- [Source material]
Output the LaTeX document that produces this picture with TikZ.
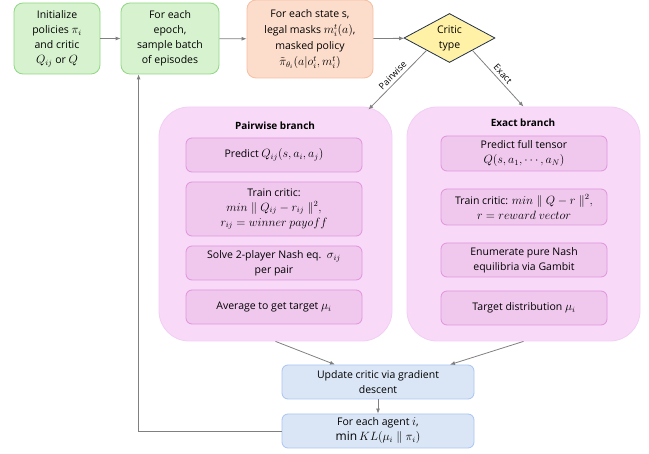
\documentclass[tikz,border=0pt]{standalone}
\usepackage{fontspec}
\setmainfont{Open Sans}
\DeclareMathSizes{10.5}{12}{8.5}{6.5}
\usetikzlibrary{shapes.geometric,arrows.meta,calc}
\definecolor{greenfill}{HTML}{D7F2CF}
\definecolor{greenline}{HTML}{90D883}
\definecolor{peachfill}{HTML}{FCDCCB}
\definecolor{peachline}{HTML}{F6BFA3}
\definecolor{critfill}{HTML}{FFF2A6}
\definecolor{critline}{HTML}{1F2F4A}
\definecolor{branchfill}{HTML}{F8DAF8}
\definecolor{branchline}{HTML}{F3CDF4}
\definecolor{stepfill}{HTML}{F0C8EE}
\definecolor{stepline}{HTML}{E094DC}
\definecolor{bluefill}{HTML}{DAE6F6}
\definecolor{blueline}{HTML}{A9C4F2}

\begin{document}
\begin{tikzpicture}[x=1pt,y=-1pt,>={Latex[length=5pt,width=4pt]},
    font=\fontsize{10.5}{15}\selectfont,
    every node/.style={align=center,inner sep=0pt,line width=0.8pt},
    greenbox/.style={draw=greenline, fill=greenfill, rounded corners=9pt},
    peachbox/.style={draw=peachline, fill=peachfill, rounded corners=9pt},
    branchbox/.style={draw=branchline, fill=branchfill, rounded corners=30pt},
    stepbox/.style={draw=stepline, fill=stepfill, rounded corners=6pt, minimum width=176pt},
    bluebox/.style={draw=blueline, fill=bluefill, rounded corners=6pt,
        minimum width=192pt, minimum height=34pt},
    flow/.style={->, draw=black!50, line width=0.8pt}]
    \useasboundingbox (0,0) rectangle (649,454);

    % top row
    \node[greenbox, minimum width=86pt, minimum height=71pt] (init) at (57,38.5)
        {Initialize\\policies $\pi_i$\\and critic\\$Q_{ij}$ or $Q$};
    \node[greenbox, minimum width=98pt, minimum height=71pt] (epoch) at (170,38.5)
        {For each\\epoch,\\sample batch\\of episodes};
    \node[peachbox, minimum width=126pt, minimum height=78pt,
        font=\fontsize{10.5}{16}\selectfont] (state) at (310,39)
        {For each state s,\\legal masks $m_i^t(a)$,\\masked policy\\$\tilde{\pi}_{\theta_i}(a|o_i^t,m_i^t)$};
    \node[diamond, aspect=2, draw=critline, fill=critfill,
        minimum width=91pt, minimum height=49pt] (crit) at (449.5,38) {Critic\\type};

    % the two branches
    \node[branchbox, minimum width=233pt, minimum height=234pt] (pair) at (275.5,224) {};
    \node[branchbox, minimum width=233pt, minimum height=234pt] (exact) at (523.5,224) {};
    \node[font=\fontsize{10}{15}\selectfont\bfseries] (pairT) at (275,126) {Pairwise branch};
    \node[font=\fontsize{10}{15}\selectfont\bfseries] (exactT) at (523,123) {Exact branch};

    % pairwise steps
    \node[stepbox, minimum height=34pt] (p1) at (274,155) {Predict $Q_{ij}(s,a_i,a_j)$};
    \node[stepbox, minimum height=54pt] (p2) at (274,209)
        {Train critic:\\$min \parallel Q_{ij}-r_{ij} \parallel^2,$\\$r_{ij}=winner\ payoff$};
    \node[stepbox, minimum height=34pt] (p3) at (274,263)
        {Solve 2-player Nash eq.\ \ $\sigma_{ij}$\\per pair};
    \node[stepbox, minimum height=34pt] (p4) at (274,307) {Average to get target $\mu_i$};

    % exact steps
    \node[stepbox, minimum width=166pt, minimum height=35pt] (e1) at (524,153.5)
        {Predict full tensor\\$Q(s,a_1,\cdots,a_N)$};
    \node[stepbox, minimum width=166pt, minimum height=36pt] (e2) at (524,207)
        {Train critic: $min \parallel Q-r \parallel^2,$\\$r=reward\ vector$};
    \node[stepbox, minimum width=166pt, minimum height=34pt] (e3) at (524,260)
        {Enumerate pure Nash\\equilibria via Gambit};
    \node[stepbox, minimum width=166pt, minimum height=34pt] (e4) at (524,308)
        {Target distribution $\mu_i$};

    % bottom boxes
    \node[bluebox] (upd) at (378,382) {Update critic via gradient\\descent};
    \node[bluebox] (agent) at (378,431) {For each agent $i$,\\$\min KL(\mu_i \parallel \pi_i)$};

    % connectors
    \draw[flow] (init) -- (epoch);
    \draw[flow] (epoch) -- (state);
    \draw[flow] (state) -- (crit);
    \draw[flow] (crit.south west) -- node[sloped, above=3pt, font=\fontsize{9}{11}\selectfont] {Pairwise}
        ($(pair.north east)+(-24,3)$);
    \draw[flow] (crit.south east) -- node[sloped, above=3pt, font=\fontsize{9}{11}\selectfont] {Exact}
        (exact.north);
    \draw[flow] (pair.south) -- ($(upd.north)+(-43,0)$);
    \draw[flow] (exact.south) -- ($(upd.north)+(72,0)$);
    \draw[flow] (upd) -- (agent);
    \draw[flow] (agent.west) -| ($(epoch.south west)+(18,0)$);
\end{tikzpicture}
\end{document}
--
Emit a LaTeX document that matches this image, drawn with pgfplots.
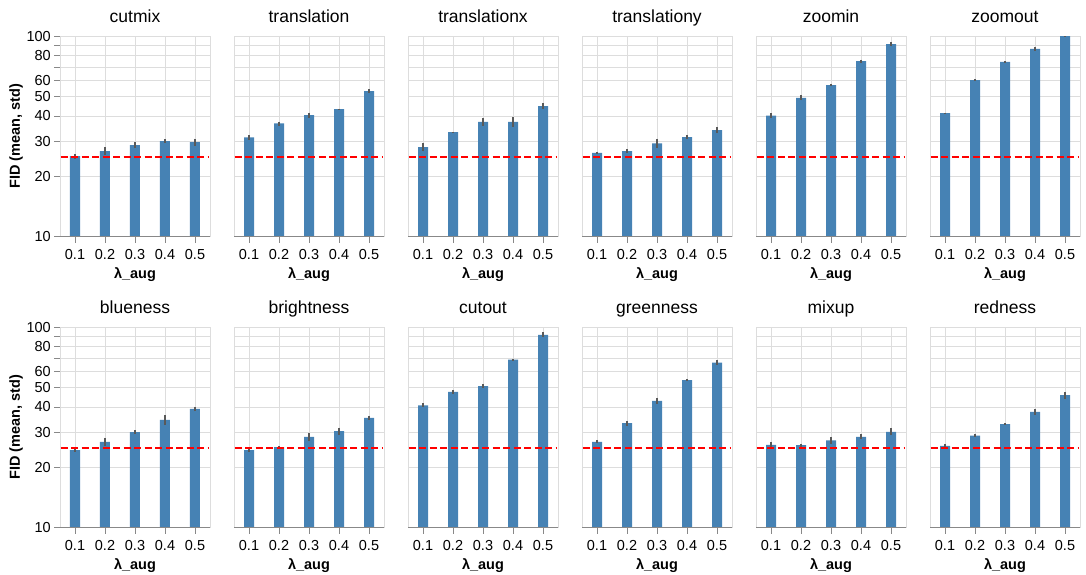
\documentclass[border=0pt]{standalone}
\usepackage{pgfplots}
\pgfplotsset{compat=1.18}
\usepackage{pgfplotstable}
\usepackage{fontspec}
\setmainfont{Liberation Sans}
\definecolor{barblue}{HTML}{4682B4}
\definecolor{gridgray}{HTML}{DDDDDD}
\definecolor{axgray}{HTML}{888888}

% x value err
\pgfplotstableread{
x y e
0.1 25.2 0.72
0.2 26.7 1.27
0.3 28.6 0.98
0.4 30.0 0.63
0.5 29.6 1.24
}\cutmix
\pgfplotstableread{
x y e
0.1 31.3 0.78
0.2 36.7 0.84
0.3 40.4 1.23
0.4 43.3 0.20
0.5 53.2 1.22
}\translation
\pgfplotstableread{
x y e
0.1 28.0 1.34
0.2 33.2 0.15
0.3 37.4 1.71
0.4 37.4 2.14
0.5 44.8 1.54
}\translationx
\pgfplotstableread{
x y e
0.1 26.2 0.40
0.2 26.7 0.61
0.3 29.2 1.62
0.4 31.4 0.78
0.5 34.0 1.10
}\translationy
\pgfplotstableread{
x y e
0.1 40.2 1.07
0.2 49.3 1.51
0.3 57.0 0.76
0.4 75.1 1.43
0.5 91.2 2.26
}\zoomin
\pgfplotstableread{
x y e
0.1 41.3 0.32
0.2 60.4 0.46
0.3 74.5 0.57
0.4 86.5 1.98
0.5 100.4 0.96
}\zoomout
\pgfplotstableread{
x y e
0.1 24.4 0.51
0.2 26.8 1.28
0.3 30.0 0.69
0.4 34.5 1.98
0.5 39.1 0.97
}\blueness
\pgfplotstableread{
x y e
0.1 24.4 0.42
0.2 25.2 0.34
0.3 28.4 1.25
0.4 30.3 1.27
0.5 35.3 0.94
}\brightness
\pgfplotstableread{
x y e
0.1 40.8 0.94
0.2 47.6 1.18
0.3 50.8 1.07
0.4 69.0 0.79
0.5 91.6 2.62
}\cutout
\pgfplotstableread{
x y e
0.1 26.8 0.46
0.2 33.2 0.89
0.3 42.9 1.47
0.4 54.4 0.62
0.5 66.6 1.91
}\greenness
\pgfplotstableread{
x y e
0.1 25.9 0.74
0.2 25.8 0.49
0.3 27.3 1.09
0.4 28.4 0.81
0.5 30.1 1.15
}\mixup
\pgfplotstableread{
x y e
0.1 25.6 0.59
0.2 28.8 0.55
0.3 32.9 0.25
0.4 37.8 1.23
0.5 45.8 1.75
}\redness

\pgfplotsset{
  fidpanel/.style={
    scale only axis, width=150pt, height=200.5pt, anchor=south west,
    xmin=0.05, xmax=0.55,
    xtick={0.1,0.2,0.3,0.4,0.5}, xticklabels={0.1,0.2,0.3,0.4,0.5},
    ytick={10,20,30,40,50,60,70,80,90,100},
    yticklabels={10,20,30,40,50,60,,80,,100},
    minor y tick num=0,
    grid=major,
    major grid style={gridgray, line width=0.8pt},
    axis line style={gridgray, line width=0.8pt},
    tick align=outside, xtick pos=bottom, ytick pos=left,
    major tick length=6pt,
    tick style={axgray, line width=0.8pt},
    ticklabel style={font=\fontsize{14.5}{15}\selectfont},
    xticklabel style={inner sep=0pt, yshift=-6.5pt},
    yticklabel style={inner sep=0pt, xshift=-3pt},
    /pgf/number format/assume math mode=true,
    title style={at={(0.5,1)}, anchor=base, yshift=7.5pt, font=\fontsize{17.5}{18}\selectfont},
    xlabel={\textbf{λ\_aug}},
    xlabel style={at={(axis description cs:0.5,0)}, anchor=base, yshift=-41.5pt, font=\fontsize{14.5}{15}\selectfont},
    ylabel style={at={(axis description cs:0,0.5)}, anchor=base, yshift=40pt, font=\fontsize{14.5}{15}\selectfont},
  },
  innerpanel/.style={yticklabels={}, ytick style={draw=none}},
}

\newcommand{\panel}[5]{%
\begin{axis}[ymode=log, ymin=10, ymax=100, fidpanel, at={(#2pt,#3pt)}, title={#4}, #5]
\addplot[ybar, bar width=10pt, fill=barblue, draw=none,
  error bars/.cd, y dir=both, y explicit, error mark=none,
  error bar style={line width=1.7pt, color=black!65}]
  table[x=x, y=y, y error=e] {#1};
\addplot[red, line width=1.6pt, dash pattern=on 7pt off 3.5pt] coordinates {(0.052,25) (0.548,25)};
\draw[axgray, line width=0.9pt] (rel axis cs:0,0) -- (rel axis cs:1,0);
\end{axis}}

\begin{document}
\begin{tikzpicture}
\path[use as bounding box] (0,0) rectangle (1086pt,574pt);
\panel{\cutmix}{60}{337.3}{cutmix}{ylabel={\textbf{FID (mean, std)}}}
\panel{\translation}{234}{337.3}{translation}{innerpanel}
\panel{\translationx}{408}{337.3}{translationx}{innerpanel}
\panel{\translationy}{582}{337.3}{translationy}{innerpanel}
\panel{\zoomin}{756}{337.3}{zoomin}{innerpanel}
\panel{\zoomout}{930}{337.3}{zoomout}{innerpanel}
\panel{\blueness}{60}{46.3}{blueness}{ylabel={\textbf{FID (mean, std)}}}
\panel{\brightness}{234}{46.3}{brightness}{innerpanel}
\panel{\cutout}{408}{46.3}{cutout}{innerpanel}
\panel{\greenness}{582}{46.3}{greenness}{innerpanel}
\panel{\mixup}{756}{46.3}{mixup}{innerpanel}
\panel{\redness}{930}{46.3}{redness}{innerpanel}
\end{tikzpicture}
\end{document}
...
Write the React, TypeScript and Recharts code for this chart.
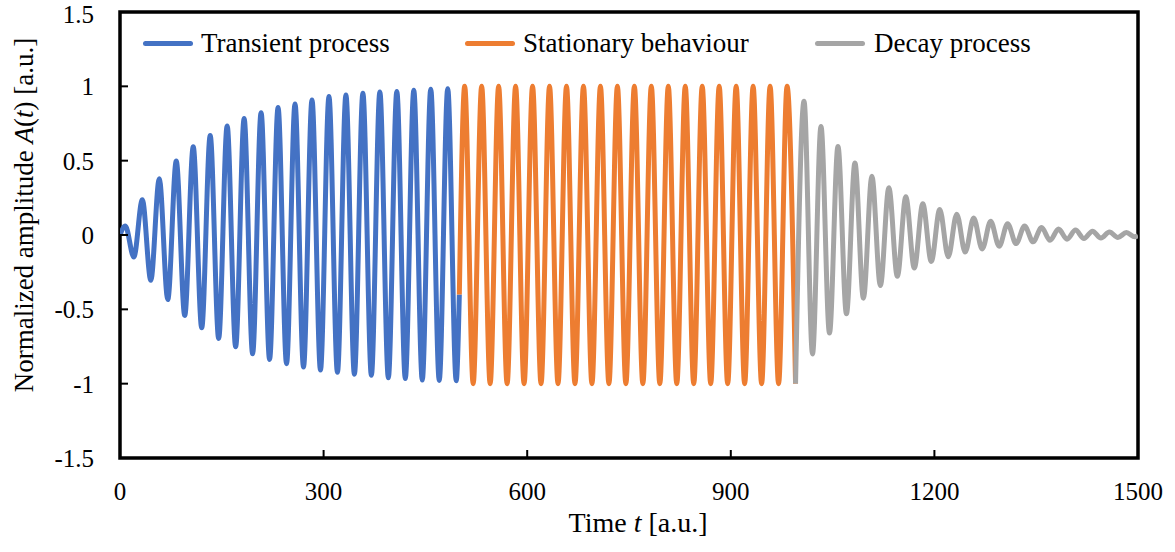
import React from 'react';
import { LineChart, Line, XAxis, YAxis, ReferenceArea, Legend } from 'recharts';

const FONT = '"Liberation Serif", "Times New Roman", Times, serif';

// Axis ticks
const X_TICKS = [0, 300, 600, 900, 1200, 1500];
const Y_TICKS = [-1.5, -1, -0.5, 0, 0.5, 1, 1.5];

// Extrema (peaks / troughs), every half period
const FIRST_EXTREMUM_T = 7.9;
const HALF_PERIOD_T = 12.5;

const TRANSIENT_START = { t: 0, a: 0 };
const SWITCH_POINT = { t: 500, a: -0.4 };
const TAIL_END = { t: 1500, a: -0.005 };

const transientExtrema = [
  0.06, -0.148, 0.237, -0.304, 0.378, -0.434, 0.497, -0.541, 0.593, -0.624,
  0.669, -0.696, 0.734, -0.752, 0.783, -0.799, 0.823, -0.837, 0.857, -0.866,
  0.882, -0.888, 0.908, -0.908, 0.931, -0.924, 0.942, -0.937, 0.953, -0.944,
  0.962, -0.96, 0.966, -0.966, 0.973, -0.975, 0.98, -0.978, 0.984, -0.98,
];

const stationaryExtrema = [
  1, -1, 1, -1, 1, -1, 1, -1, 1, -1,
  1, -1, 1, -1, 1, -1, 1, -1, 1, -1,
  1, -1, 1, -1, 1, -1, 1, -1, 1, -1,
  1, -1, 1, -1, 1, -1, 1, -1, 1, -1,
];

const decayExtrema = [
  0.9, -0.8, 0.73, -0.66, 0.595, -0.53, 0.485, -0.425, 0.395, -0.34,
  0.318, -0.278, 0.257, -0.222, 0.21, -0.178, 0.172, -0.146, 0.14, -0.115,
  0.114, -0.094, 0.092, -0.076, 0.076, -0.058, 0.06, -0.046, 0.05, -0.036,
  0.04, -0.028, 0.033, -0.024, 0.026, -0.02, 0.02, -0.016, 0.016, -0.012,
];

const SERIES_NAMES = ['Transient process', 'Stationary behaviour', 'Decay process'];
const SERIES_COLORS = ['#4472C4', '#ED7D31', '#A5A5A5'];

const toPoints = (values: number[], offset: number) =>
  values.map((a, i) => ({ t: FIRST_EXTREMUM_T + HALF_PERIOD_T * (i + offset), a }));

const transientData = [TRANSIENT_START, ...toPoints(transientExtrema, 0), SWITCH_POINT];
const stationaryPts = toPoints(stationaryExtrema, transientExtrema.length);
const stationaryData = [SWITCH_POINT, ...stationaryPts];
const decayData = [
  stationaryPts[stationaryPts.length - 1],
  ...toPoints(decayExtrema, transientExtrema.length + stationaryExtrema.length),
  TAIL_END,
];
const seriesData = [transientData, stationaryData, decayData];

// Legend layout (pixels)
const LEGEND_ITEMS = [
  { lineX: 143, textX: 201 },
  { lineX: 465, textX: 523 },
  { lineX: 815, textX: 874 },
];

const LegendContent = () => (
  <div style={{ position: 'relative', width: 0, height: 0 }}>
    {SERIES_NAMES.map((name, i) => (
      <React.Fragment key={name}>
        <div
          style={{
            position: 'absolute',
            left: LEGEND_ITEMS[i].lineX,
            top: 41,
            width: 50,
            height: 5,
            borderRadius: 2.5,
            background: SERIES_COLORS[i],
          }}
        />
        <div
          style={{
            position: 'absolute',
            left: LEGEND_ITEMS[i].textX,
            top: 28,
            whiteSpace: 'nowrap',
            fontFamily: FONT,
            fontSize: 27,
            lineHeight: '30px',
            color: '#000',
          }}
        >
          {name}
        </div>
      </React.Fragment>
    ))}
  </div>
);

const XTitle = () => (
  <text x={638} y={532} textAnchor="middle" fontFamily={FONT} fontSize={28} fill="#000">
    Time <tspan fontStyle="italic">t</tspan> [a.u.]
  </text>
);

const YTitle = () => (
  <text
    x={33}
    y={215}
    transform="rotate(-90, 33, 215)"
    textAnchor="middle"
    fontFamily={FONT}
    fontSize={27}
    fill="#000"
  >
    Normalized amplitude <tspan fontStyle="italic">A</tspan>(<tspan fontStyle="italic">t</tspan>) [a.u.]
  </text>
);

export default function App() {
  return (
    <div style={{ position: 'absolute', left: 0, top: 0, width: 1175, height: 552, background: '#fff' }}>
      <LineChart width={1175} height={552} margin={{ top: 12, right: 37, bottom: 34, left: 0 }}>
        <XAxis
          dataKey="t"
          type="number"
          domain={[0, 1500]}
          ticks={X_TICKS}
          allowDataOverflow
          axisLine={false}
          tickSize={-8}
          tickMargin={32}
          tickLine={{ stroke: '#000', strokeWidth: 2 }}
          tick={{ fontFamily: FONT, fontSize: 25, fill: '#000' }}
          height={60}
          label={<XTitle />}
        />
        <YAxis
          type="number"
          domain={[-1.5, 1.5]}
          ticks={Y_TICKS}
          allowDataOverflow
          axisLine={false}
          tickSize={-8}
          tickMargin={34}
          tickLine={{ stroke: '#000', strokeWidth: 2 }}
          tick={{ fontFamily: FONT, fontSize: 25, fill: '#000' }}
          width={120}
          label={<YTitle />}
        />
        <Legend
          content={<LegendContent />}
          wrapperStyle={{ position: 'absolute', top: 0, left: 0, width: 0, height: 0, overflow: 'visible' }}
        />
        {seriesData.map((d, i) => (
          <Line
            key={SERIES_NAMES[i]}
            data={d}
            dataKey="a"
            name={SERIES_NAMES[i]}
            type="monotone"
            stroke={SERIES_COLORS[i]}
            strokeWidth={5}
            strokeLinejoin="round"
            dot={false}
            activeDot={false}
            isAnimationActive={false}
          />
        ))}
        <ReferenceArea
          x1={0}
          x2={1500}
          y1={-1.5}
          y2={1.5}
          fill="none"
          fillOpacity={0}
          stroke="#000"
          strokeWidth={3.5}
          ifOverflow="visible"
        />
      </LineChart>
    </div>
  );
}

- [Work to complete]
Using the data above, which lines fall from the one with "Output the LaTeX" through the one with "(0,0) rectangle (649,454);"? Repeat them exactly, ends included, minus any pictures.

- [Solution]
Output the LaTeX document that produces this picture with TikZ.
\documentclass[tikz,border=0pt]{standalone}
\usepackage{fontspec}
\setmainfont{Open Sans}
\DeclareMathSizes{10.5}{12}{8.5}{6.5}
\usetikzlibrary{shapes.geometric,arrows.meta,calc}
\definecolor{greenfill}{HTML}{D7F2CF}
\definecolor{greenline}{HTML}{90D883}
\definecolor{peachfill}{HTML}{FCDCCB}
\definecolor{peachline}{HTML}{F6BFA3}
\definecolor{critfill}{HTML}{FFF2A6}
\definecolor{critline}{HTML}{1F2F4A}
\definecolor{branchfill}{HTML}{F8DAF8}
\definecolor{branchline}{HTML}{F3CDF4}
\definecolor{stepfill}{HTML}{F0C8EE}
\definecolor{stepline}{HTML}{E094DC}
\definecolor{bluefill}{HTML}{DAE6F6}
\definecolor{blueline}{HTML}{A9C4F2}

\begin{document}
\begin{tikzpicture}[x=1pt,y=-1pt,>={Latex[length=5pt,width=4pt]},
    font=\fontsize{10.5}{15}\selectfont,
    every node/.style={align=center,inner sep=0pt,line width=0.8pt},
    greenbox/.style={draw=greenline, fill=greenfill, rounded corners=9pt},
    peachbox/.style={draw=peachline, fill=peachfill, rounded corners=9pt},
    branchbox/.style={draw=branchline, fill=branchfill, rounded corners=30pt},
    stepbox/.style={draw=stepline, fill=stepfill, rounded corners=6pt, minimum width=176pt},
    bluebox/.style={draw=blueline, fill=bluefill, rounded corners=6pt,
        minimum width=192pt, minimum height=34pt},
    flow/.style={->, draw=black!50, line width=0.8pt}]
    \useasboundingbox (0,0) rectangle (649,454);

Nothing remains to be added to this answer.